(Directions) Give the material once more, word for word, without any images.

(Source data)
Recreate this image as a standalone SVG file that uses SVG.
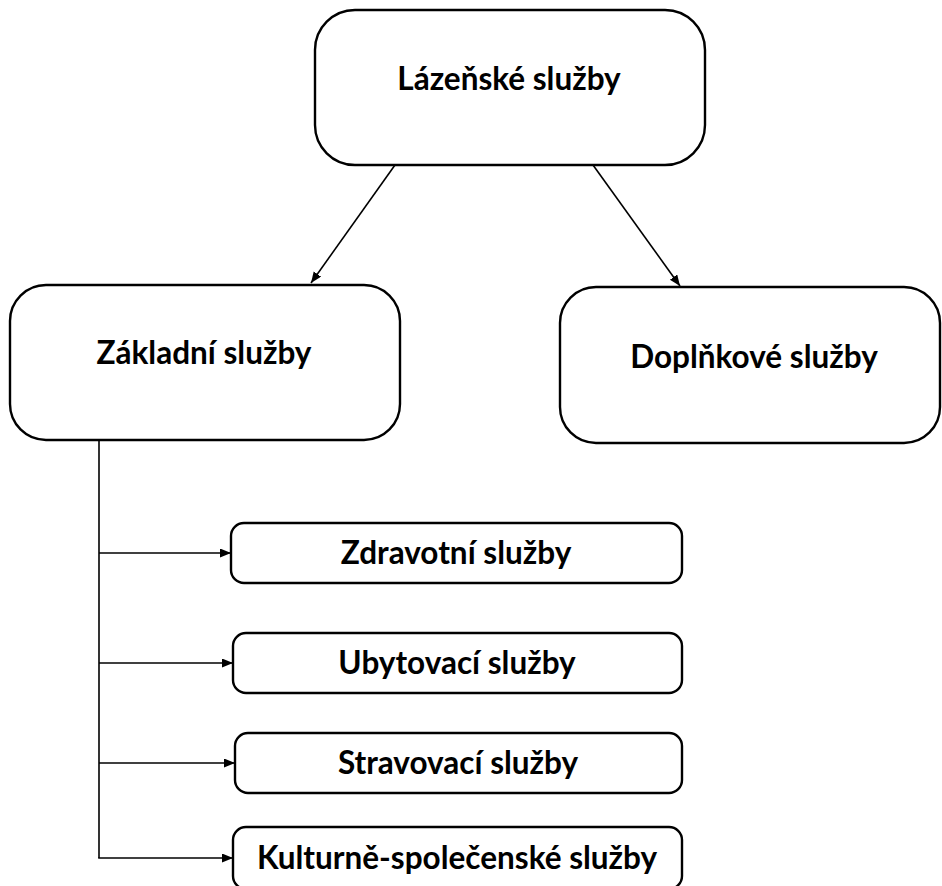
<svg xmlns="http://www.w3.org/2000/svg" width="942" height="886" viewBox="0 0 942 886">
<defs>
<marker id="arr" markerWidth="12" markerHeight="10" refX="11" refY="4.5" orient="auto" markerUnits="userSpaceOnUse">
<path d="M0,0 L11,4.5 L0,9 Z" fill="#000"/>
</marker>
<style>
.box{fill:#fff;stroke:#000;stroke-width:2.4}
.lbl{font-family:Lato,"Open Sans","Liberation Sans",sans-serif;font-weight:bold;font-size:31.5px;fill:#000;text-anchor:middle}
.con{fill:none;stroke:#000;stroke-width:1.6}
</style>
</defs>
<rect width="942" height="886" fill="#fff"/>
<g id="connectors">
<line class="con" x1="395" y1="165" x2="311" y2="283" marker-end="url(#arr)"/>
<line class="con" x1="593" y1="165" x2="680" y2="286" marker-end="url(#arr)"/>
<polyline class="con" points="99,440 99,858"/>
<line class="con" x1="99" y1="553" x2="231" y2="553" marker-end="url(#arr)"/>
<line class="con" x1="99" y1="663" x2="233" y2="663" marker-end="url(#arr)"/>
<line class="con" x1="99" y1="763" x2="235" y2="763" marker-end="url(#arr)"/>
<line class="con" x1="98.2" y1="858" x2="233" y2="858" marker-end="url(#arr)"/>
</g>
<g id="lazenske">
<rect class="box" x="315" y="10" width="390" height="155" rx="40"/>
<text class="lbl" x="509" y="90">Lázeňské služby</text>
</g>
<g id="zakladni">
<rect class="box" x="10" y="285" width="390" height="155" rx="36"/>
<text class="lbl" x="204" y="364">Základní služby</text>
</g>
<g id="doplnkove">
<rect class="box" x="560" y="287" width="380" height="156" rx="36"/>
<text class="lbl" x="754" y="368">Doplňkové služby</text>
</g>
<g id="zdravotni">
<rect class="box" x="231" y="523" width="451" height="60" rx="13"/>
<text class="lbl" x="456" y="564">Zdravotní služby</text>
</g>
<g id="ubytovaci">
<rect class="box" x="233" y="633" width="449" height="60" rx="13"/>
<text class="lbl" x="457" y="674">Ubytovací služby</text>
</g>
<g id="stravovaci">
<rect class="box" x="235" y="733" width="447" height="60" rx="13"/>
<text class="lbl" x="458" y="774">Stravovací služby</text>
</g>
<g id="kulturne">
<rect class="box" x="233" y="827" width="449" height="62" rx="13"/>
<text class="lbl" x="457" y="869">Kulturně-společenské služby</text>
</g>
</svg>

(Answer in full)
Recreate this image as a standalone SVG file that uses SVG.
<svg xmlns="http://www.w3.org/2000/svg" width="942" height="886" viewBox="0 0 942 886">
<defs>
<marker id="arr" markerWidth="12" markerHeight="10" refX="11" refY="4.5" orient="auto" markerUnits="userSpaceOnUse">
<path d="M0,0 L11,4.5 L0,9 Z" fill="#000"/>
</marker>
<style>
.box{fill:#fff;stroke:#000;stroke-width:2.4}
.lbl{font-family:Lato,"Open Sans","Liberation Sans",sans-serif;font-weight:bold;font-size:31.5px;fill:#000;text-anchor:middle}
.con{fill:none;stroke:#000;stroke-width:1.6}
</style>
</defs>
<rect width="942" height="886" fill="#fff"/>
<g id="connectors">
<line class="con" x1="395" y1="165" x2="311" y2="283" marker-end="url(#arr)"/>
<line class="con" x1="593" y1="165" x2="680" y2="286" marker-end="url(#arr)"/>
<polyline class="con" points="99,440 99,858"/>
<line class="con" x1="99" y1="553" x2="231" y2="553" marker-end="url(#arr)"/>
<line class="con" x1="99" y1="663" x2="233" y2="663" marker-end="url(#arr)"/>
<line class="con" x1="99" y1="763" x2="235" y2="763" marker-end="url(#arr)"/>
<line class="con" x1="98.2" y1="858" x2="233" y2="858" marker-end="url(#arr)"/>
</g>
<g id="lazenske">
<rect class="box" x="315" y="10" width="390" height="155" rx="40"/>
<text class="lbl" x="509" y="90">Lázeňské služby</text>
</g>
<g id="zakladni">
<rect class="box" x="10" y="285" width="390" height="155" rx="36"/>
<text class="lbl" x="204" y="364">Základní služby</text>
</g>
<g id="doplnkove">
<rect class="box" x="560" y="287" width="380" height="156" rx="36"/>
<text class="lbl" x="754" y="368">Doplňkové služby</text>
</g>
<g id="zdravotni">
<rect class="box" x="231" y="523" width="451" height="60" rx="13"/>
<text class="lbl" x="456" y="564">Zdravotní služby</text>
</g>
<g id="ubytovaci">
<rect class="box" x="233" y="633" width="449" height="60" rx="13"/>
<text class="lbl" x="457" y="674">Ubytovací služby</text>
</g>
<g id="stravovaci">
<rect class="box" x="235" y="733" width="447" height="60" rx="13"/>
<text class="lbl" x="458" y="774">Stravovací služby</text>
</g>
<g id="kulturne">
<rect class="box" x="233" y="827" width="449" height="62" rx="13"/>
<text class="lbl" x="457" y="869">Kulturně-společenské služby</text>
</g>
</svg>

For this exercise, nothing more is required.